The causes of the continuing protests by Tibetans in Tibet against the Chinese government, including in the form of self-immolations, are violent political repressions, cultural assimilation, economic marginalisation, ethnic discrimination, nomadic displacement, environmental destruction, and so on.

Tibet is referred to as the globe’s third pole on account of its critical importance as the source of much of the Asian rivers, for its role in global climate change, and so on. Its environmental conditions have direct impact on other environments. Nevertheless, the government of China continues to carry out in Tibet indiscriminate [developments] causing untold damage to Tibet’s natural environment.

In the monasteries, the main centres of Tibet’s religious and cultural heritage, the monks and nuns are…forced to…study the stands and policies and so on of the government of China. They are thereby being forced to turn their backs on the study, practice and teaching of their religion. As regards the displaying of visually liberating images of His Holiness the Dalai Lama for purposes of offering worship, a ban has been imposed.

The nature of the Tibetan struggle remains a resolute one of non-violence, with commitment to the Middle Way Policy, without any sort of wavering.
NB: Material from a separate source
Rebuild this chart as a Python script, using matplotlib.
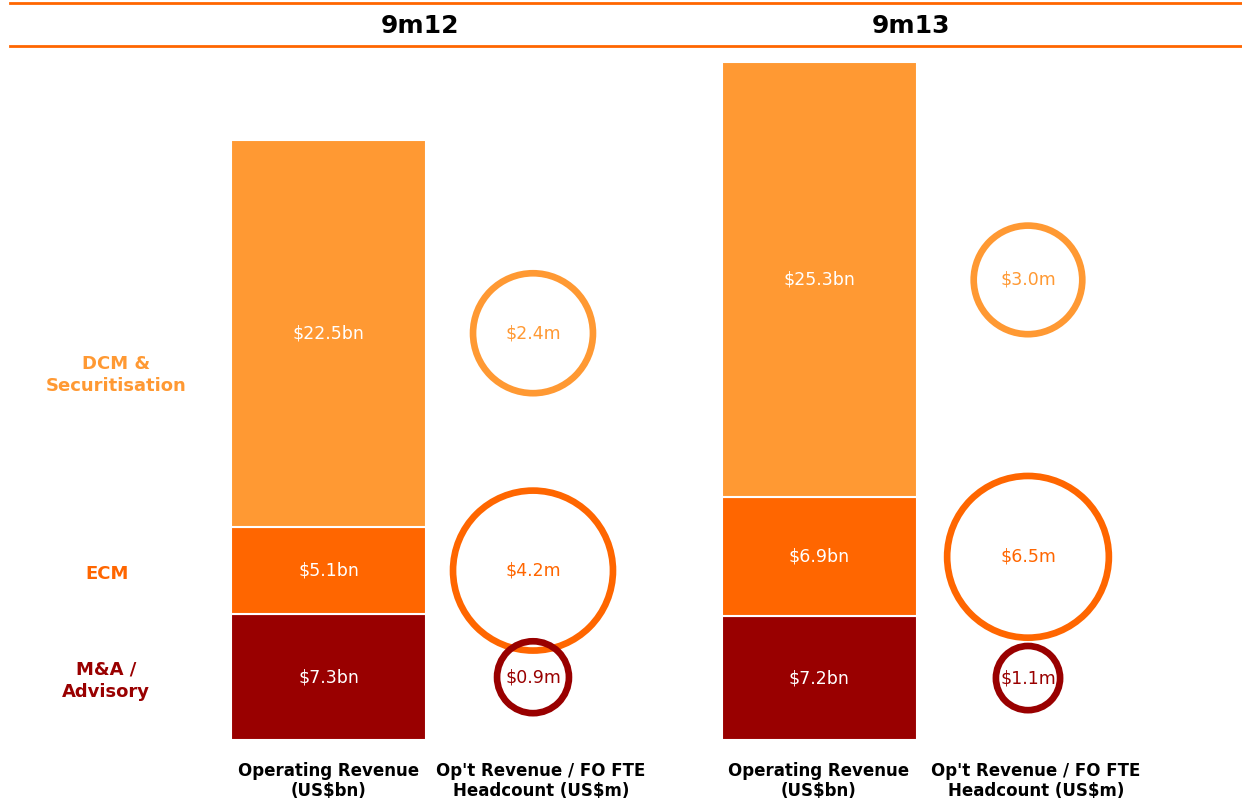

To all the leaders of governments, members of parliaments, organisations and private individuals, especially the central and local governments and people of India, who have provided all manners of help and support …we express heartfelt thanks.
Finally, we fervently pray that His Holiness the Dalai Lama, the spiritual lord of the Three Realms, a champion of world peace, live for a hundred eons and see all his wishes fulfilled with utmost spontaneity and that the just cause of Tibet may definitely prevail.